## [Exercise task]
Beginning with the first line of the data below, reproduce every line unchanged, ending with the line that holds "cap_w = 0.32".

•••••

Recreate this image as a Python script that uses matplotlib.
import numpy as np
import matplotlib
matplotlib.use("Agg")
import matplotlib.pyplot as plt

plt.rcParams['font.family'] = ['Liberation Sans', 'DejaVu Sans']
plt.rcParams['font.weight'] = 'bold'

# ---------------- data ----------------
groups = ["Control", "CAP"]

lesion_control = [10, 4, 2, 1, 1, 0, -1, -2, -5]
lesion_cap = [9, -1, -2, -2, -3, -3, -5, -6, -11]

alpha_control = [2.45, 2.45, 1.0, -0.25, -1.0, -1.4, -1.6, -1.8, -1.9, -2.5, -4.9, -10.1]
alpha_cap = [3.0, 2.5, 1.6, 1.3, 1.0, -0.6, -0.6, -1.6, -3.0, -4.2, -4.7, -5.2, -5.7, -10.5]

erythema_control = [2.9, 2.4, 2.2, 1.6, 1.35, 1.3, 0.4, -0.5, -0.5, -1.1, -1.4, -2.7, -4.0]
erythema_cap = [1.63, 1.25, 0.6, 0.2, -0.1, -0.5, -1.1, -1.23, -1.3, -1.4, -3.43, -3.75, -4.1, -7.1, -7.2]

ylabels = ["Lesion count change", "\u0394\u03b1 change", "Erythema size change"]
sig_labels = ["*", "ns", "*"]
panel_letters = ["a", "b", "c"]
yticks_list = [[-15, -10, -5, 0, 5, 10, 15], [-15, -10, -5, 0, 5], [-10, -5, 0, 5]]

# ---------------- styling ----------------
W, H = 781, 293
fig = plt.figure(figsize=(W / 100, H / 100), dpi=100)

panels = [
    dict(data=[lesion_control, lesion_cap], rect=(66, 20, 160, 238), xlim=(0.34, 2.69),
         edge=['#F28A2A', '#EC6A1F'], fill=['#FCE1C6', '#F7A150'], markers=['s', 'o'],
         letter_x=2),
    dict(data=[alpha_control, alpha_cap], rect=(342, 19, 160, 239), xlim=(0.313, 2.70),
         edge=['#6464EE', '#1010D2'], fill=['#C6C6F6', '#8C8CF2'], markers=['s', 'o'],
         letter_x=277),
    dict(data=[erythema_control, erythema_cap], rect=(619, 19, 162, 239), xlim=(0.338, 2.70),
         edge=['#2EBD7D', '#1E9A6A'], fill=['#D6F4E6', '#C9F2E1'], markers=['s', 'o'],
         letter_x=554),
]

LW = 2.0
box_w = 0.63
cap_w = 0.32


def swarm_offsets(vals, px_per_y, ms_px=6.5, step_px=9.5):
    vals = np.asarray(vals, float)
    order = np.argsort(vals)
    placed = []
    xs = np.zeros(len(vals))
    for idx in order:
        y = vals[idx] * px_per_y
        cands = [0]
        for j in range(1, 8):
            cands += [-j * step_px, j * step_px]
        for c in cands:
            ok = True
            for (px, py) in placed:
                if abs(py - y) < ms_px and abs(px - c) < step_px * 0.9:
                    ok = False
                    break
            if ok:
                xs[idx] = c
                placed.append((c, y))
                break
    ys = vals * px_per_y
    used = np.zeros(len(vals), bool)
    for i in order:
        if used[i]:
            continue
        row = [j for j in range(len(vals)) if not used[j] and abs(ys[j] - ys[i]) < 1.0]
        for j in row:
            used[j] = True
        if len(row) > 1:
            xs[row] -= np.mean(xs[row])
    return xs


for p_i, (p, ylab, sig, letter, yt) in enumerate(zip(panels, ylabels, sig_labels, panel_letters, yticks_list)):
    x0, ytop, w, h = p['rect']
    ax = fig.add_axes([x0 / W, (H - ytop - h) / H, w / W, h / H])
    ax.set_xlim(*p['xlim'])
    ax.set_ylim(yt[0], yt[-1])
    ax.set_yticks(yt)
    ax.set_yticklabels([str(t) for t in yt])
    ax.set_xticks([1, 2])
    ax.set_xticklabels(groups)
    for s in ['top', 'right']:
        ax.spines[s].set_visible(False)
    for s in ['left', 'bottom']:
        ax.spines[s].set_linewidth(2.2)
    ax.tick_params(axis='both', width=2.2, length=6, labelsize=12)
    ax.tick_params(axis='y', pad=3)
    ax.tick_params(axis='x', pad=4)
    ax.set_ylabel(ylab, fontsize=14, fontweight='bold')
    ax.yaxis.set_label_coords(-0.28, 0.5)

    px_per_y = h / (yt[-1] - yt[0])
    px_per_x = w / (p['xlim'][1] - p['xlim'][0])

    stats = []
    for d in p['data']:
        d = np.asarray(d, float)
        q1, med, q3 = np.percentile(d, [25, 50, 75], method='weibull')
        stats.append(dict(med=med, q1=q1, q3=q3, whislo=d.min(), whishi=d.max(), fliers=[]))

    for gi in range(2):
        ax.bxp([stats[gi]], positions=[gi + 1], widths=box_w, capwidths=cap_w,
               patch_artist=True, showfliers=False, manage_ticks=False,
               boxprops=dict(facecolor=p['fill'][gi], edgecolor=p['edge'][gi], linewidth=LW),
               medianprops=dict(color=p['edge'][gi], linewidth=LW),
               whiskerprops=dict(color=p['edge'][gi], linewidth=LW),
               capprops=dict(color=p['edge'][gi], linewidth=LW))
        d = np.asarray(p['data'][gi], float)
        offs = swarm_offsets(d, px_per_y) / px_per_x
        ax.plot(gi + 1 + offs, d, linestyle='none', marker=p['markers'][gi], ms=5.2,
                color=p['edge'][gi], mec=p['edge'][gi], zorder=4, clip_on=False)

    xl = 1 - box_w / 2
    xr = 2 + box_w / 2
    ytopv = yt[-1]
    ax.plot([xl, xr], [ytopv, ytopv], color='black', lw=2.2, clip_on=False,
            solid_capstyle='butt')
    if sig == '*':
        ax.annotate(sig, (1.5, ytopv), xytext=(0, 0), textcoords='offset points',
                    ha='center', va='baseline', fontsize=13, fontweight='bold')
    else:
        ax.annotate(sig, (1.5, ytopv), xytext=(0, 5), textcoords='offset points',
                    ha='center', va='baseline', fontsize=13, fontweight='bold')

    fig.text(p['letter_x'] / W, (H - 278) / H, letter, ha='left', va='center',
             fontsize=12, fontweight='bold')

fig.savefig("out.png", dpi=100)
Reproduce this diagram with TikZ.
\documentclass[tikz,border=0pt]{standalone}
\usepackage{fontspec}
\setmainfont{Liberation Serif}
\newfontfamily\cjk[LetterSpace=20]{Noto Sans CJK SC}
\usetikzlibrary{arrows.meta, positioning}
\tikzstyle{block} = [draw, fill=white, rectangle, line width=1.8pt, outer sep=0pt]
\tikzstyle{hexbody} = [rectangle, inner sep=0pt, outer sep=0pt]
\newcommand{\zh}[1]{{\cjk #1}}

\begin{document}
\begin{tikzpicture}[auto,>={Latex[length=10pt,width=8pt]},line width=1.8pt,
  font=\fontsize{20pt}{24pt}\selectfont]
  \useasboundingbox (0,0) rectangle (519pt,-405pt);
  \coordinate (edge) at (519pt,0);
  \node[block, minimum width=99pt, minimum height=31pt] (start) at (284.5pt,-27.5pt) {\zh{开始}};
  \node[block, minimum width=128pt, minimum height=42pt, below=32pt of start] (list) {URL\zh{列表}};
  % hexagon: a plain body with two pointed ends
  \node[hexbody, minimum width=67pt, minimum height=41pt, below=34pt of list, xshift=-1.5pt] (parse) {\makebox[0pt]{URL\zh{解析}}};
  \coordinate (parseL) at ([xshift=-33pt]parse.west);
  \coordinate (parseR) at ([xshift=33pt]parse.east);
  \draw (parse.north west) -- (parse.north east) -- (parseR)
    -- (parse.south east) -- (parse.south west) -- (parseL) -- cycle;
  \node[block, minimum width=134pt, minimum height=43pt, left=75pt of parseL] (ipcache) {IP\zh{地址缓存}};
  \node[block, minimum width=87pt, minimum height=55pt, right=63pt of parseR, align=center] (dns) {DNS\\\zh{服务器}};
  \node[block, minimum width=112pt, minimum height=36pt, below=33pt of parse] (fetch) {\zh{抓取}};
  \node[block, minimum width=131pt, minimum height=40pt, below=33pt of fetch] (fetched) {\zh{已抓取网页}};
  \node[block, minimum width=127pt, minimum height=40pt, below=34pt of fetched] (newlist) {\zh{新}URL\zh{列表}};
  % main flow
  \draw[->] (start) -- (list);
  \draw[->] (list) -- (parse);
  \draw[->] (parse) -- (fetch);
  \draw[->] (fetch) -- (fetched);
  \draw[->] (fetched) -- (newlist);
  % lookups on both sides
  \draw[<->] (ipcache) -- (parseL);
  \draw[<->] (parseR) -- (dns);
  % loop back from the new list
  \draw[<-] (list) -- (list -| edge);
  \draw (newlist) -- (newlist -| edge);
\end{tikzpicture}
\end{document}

•••••

## [Result of the exercise]
Recreate this image as a Python script that uses matplotlib.
import numpy as np
import matplotlib
matplotlib.use("Agg")
import matplotlib.pyplot as plt

plt.rcParams['font.family'] = ['Liberation Sans', 'DejaVu Sans']
plt.rcParams['font.weight'] = 'bold'

# ---------------- data ----------------
groups = ["Control", "CAP"]

lesion_control = [10, 4, 2, 1, 1, 0, -1, -2, -5]
lesion_cap = [9, -1, -2, -2, -3, -3, -5, -6, -11]

alpha_control = [2.45, 2.45, 1.0, -0.25, -1.0, -1.4, -1.6, -1.8, -1.9, -2.5, -4.9, -10.1]
alpha_cap = [3.0, 2.5, 1.6, 1.3, 1.0, -0.6, -0.6, -1.6, -3.0, -4.2, -4.7, -5.2, -5.7, -10.5]

erythema_control = [2.9, 2.4, 2.2, 1.6, 1.35, 1.3, 0.4, -0.5, -0.5, -1.1, -1.4, -2.7, -4.0]
erythema_cap = [1.63, 1.25, 0.6, 0.2, -0.1, -0.5, -1.1, -1.23, -1.3, -1.4, -3.43, -3.75, -4.1, -7.1, -7.2]

ylabels = ["Lesion count change", "\u0394\u03b1 change", "Erythema size change"]
sig_labels = ["*", "ns", "*"]
panel_letters = ["a", "b", "c"]
yticks_list = [[-15, -10, -5, 0, 5, 10, 15], [-15, -10, -5, 0, 5], [-10, -5, 0, 5]]

# ---------------- styling ----------------
W, H = 781, 293
fig = plt.figure(figsize=(W / 100, H / 100), dpi=100)

panels = [
    dict(data=[lesion_control, lesion_cap], rect=(66, 20, 160, 238), xlim=(0.34, 2.69),
         edge=['#F28A2A', '#EC6A1F'], fill=['#FCE1C6', '#F7A150'], markers=['s', 'o'],
         letter_x=2),
    dict(data=[alpha_control, alpha_cap], rect=(342, 19, 160, 239), xlim=(0.313, 2.70),
         edge=['#6464EE', '#1010D2'], fill=['#C6C6F6', '#8C8CF2'], markers=['s', 'o'],
         letter_x=277),
    dict(data=[erythema_control, erythema_cap], rect=(619, 19, 162, 239), xlim=(0.338, 2.70),
         edge=['#2EBD7D', '#1E9A6A'], fill=['#D6F4E6', '#C9F2E1'], markers=['s', 'o'],
         letter_x=554),
]

LW = 2.0
box_w = 0.63
cap_w = 0.32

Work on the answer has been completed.